The one guitarist who changed Mike McCready forever: “A religious experience”

In a band that was as varied as Pearl Jam, Mike McCready was always the classic rock hero behind everything.

He was never the first one to write songs or anything, but when listening to any of his solos, you could hear the history of the kind of guitar heroes that made the 1970s so interesting, which either infuriated or infatuated every listener when one of their songs came on. But beyond his worship of everyone from Jimmy Page to Jimi Hendrix, there are artists that McCready felt deep within his soul whenever they played.

Before he had even come back to Seattle, though, chances were high that McCready could have had a completely different career as a hair-metal wannabe. He had already gone down to Los Angeles trying to make it in his own band Shadow, but when it became clear that the Sunset Strip was on its last legs, he was the perfect glue to hold Temple of the Dog together when they first started making their one record.

Pearl Jam wasn’t an idea yet, but the roaring leads that he played on ‘Reach Down’ was enough to keep in everyone’s good graces when it came time to form a new band with Eddie Vedder. And while Vedder wrote the words that most people felt they experienced firsthand, McCready had the delicate touch on guitar that could melt faces and make people cry within the span of one song.
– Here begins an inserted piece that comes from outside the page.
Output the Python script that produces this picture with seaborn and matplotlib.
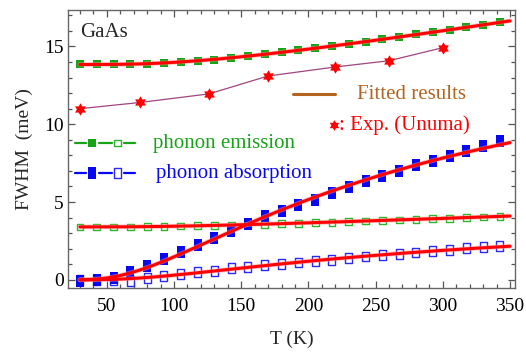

But even when he flew off the handle, it was never about him trying to play a solo for the hell of it. You could feel the emotion behind everything he played, and whether it was the bluesy fills in the middle of ‘Yellow Ledbetter’ or the primal freakout that kicks off ‘Go’, McCready knew that everything he did needed to be felt in his gut first before he thought about translating it to his fingers.

And that was the kind of mentality that Stevie Ray Vaughan was born with when he started playing. There was no shot of a band like Double Trouble having a prayer in the middle of the glamorous 1980s, but when listening to ‘Pride and Joy’, people weren’t just hearing someone playing a bunch of blues licks. This was someone who had internalised every bit of the blues and was delivering the most concentrated version to the mainstream.

Although Texas Flood wasn’t exactly the highest-selling record of 1983, McCready knew it was nothing short of miraculous seeing Vaughan play for the first time, saying, “As soon as he started ‘Couldn’t Stand the Weather’, these huge clouds rolled in overhead, and rain began pouring down. When the song ended, the rain stopped. It was like a religious experience, and it changed me. It lifted me out of the negative mindset I was in, and it got me playing again. I thank him forever for that.”

But beyond being a great guitarist, a lot of the lessons McCready learned from Vaughan is when to play and when not to play. As much as the track ‘Texas Flood’ is one of the greatest guitar exercises that Vaughan ever put to tape, it’s always about the spaces in between the notes that matter so much more, especially when he opens his mouth to sing and has that beautiful texture in his voice. 

Then again, what McCready did with his guitar wasn’t all that different from what the millions of other guitarists had done before Vaughan came around. It’s one thing to use the guitar to shred, but if you really want to be respected on the instrument, you’re going to want to make every line feel like a second voice in the band.